Investment deals double and office markets recovering – reports

THE volume of property investment deals doubled to £270m in 2010 while signs of recovery in the UK office leasing market appeared during the second half of the year, according to two new reports.

This year could see the first “green shoots” of recovery in the region’s commercial property market, suggests property consultants Sanderson Weatherall.

Drivers Jonas Deloitte points to the sales of 2 Brewery Wharf, Kings Court and Sovereign House as the key investment deals of 2010.

Its  Key Cities 2011 study forecasts yields to hold at 6.5% after a 50 basis point tightening last year.
 
And Jones Lang LaSalle’s Quarter 4 2010 National Voice – Office Market Conditions report, which looks at  office leasing and investment markets in Leeds, Birmingham, Manchester, the Western Corridor, Edinburgh and Glasgow, found that take-up activity was up 75% in comparison with the first six months of the year.

John Weir, head of Drivers Jonas Deloitte in Leeds, said: “Leeds’s recessionary hangover is nearing its end with no new developments expected to come forward this year, but this lays the foundations for a future revival.

“With rents expected to hold steady for another 12 months, and no further decline on the horizon, canny occupiers will be looking to do their deals in 2011.

“Once we start to see the market’s over supply reduce then there will be an opportunity for developers with the sites and planning permission in place to capitalise on the upturn.”

The report found that average rents for prime space stabilised after falling in the first quarter of 2010 and predicts they are likely to remain unchanged at £24 per sq ft.

The failure of large deals expected from Leeds City Council and the NHS to materialise contributed to a 15-year low in office lettings in the city, it says.

UK institutions and private property companies were the most active vendors, accounting for almost three quarters of the number of sales.

According to Jones Lang LaSalle, the 2010 office take-up volumes for the six key markets monitored totalled 5.5m sq ft, a 36% increase compared with 2009.

Activity came from a wide spectrum of companies, although the majority were covered within the business service sector, including recruitment consultants, media firms, IT companies and serviced office operators, the report found.

Jeff Pearey, head of Jones Lang LaSalle’s national offices team in Leeds, said: “2010, whilst typified by a large number of small lettings to new and expanding companies, has filtered through to a wider tier of medium and large enquiries coming through in early 2011. 

“The start of this year has therefore shown improved levels of confidence from occupiers in the local leasing markets.”
 
Mathew Atkinson, associate director in Jones Lang LaSalle’s national investment team in Leeds, added: “Prime office buildings continue to be the preferred investment to avoid tenant default / letting risk.

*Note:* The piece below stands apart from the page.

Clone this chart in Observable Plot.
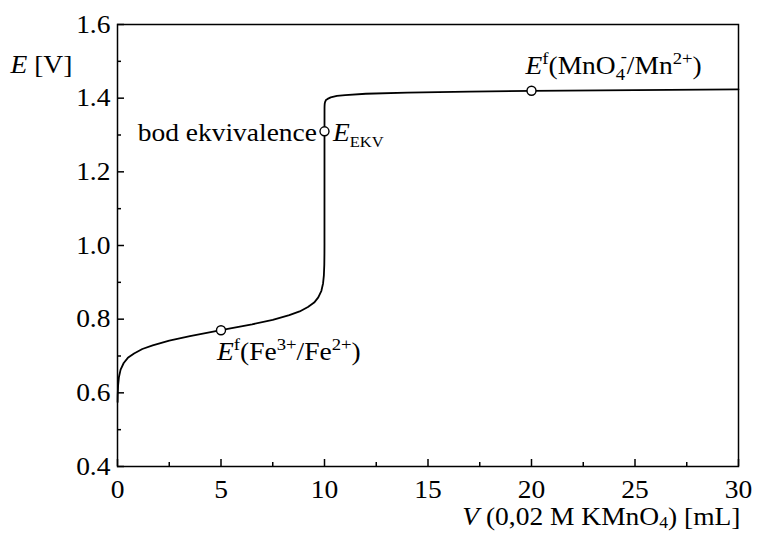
<!DOCTYPE html>
<html><head><meta charset="utf-8">
<script src="https://cdn.jsdelivr.net/npm/d3@7"></script>
<script src="https://cdn.jsdelivr.net/npm/@observablehq/plot@0.6"></script>
<style>body{margin:0;background:#fff} svg{display:block}</style>
</head><body><div id="chart"></div>
<script>
// titration curve
const volume = [0.005, 0.01, 0.03, 0.07, 0.15, 0.3, 0.5, 0.8, 1.2, 1.7, 2.5, 3.5, 5, 6.5, 7.5, 8.3, 8.8, 9.2, 9.5, 9.7, 9.85, 9.93, 9.97, 9.99, 9.997, 9.999, 10, 10.001, 10.003, 10.01, 10.03, 10.07, 10.15, 10.3, 10.6, 11, 12, 14, 17, 20, 25, 30];
const potential = [0.575, 0.593, 0.621, 0.643, 0.663, 0.681, 0.695, 0.707, 0.719, 0.729, 0.742, 0.754, 0.770, 0.786, 0.798, 0.811, 0.821, 0.833, 0.845, 0.859, 0.877, 0.897, 0.919, 0.947, 0.978, 1.006, 1.31, 1.373, 1.378, 1.385, 1.390, 1.395, 1.398, 1.402, 1.406, 1.408, 1.412, 1.415, 1.418, 1.420, 1.422, 1.424];
const markerV = [5, 10, 20];
const markerE = [0.77, 1.31, 1.42];
const xTicks = [0, 5, 10, 15, 20, 25, 30];
const xMinor = [2.5, 7.5, 12.5, 17.5, 22.5, 27.5];
const yTicks = [0.4, 0.6, 0.8, 1.0, 1.2, 1.4, 1.6];
const yMinor = [0.5, 0.7, 0.9, 1.1, 1.3, 1.5];
const labelKeys = ["@fe", "@ekv", "@bod", "@mn"];
const labelV = [5, 10, 10, 20];
const labelE = [0.77, 1.31, 1.31, 1.42];

const curve = volume.map((v, i) => ({v, e: potential[i]}));
const markers = markerV.map((v, i) => ({v, e: markerE[i]}));
const labels = labelKeys.map((k, i) => ({k, v: labelV[i], e: labelE[i]}));

const S = (t) => `<tspan baseline-shift="10" font-size="17">${t}</tspan>`;
const B = (t) => `<tspan baseline-shift="-7" font-size="17">${t}</tspan>`;
const rich = {
  "@fe": `<tspan font-style="italic">E</tspan>${S("f")}(Fe${S("3+")}/Fe${S("2+")})`,
  "@ekv": `<tspan font-style="italic">E</tspan><tspan baseline-shift="-6" font-size="15">EKV</tspan>`,
  "@bod": `bod ekvivalence`,
  "@mn": `<tspan font-style="italic">E</tspan>${S("f")}(MnO${B("4")}<tspan baseline-shift="11" font-size="17" dx="-4">-</tspan>/Mn${S("2+")})`,
  "@xlab": `<tspan font-style="italic">V</tspan> (0,02 M KMnO<tspan baseline-shift="-4" font-size="16">4</tspan>) [mL]`,
  "@ylab": `<tspan font-style="italic">E</tspan> [V]`
};

const chart = Plot.plot({
  width: 758, height: 533,
  marginLeft: 117, marginRight: 20, marginTop: 24, marginBottom: 67,
  style: {fontFamily: "'Liberation Serif', 'Times New Roman', serif", fontSize: "25px", color: "black", background: "white"},
  x: {domain: [0, 30], label: null},
  y: {domain: [0.4, 1.6], label: null},
  marks: [
    Plot.axisX(xTicks, {tickSize: 7, dy: -7, tickFormat: () => "", strokeWidth: 1.5, label: null}),
    Plot.axisX(xMinor, {tickSize: 4, dy: -4, tickFormat: () => "", strokeWidth: 1.5, label: null}),
    Plot.axisX(xTicks, {tickSize: 0, tickPadding: 14, tickFormat: d3.format("d"), label: null}),
    Plot.axisY(yTicks, {tickSize: 7, dx: 7, tickFormat: () => "", strokeWidth: 1.5, label: null}),
    Plot.axisY(yMinor, {tickSize: 4, dx: 4, tickFormat: () => "", strokeWidth: 1.5, label: null}),
    Plot.axisY(yTicks, {tickSize: 0, tickPadding: 7, tickFormat: d3.format(".1f"), label: null}),
    Plot.frame({stroke: "black", strokeWidth: 1.5}),
    Plot.line(curve, {x: "v", y: "e", stroke: "black", strokeWidth: 1.8}),
    Plot.dot(markers, {x: "v", y: "e", r: 4.5, fill: "white", stroke: "black", strokeWidth: 1.4}),
    Plot.text(labels.filter(d => d.k === "@mn"), {x: "v", y: "e", text: "k", textAnchor: "start", lineAnchor: "middle", dx: -6, dy: -25}),
    Plot.text(labels.filter(d => d.k === "@ekv"), {x: "v", y: "e", text: "k", textAnchor: "start", lineAnchor: "middle", dx: 8.5, dy: 2}),
    Plot.text(labels.filter(d => d.k === "@bod"), {x: "v", y: "e", text: "k", textAnchor: "end", lineAnchor: "middle", dx: -7.5, dy: 2}),
    Plot.text(labels.filter(d => d.k === "@fe"), {x: "v", y: "e", text: "k", textAnchor: "start", lineAnchor: "middle", dx: -4, dy: 21.5}),
    Plot.text(["@xlab"], {frameAnchor: "bottom-right", textAnchor: "end", lineAnchor: "middle", dx: 2, dy: 50}),
    Plot.text(["@ylab"], {frameAnchor: "top-left", textAnchor: "start", lineAnchor: "middle", dx: -107, dy: 40})
  ]
});

d3.select(chart).selectAll("text").each(function() {
  const t = this.textContent;
  if (rich[t]) this.innerHTML = rich[t];
  const tr = this.getAttribute("transform");
  if (tr) this.setAttribute("transform", tr + " scale(1.1,1)");
});
document.getElementById("chart").appendChild(chart);
</script>
</body></html>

“Given the level of competition and associated pricing investors are now looking to good secondary stock; banks are also beginning to release more stock to the market.”

Whilst take up figures in the Leeds city centre office market in 2010 were “unnervingly low”, the volume of transactions throughout the year was “reasonably healthy” –  a continuation of the trend for smaller lettings, according to Sanderson Weatherall.

Commenting on the Leeds city centre office market, Richard Dunn, partner at Sanderson Weatherall, said: “Almost 87% of city centre transactions during the year were for lettings under 5,000 sq ft.

“Indeed demand for smaller suites of Grade A product has remained pretty consistent and supply in the prime core continues to dwindle, a result of dormant developer activity.”

Sanderson Weatherall’s predictions for the year ahead include an anticipated increase in take up and that attractive deals available during 2010 are expected to remain whilst landlords compete to attract new tenants.

Significant pre-let activity is also predicted for 2011, with a number of large names known to be looking to relocate.

Mr Dunn added: “We anticipate that take up will start to improve and with a number of lease events affecting major occupiers particularly between 2013-2016, the next 11 months will see increased pre-let interest as occupiers, particularly amongst professional services firms, seek enhanced quality stock in prime areas.”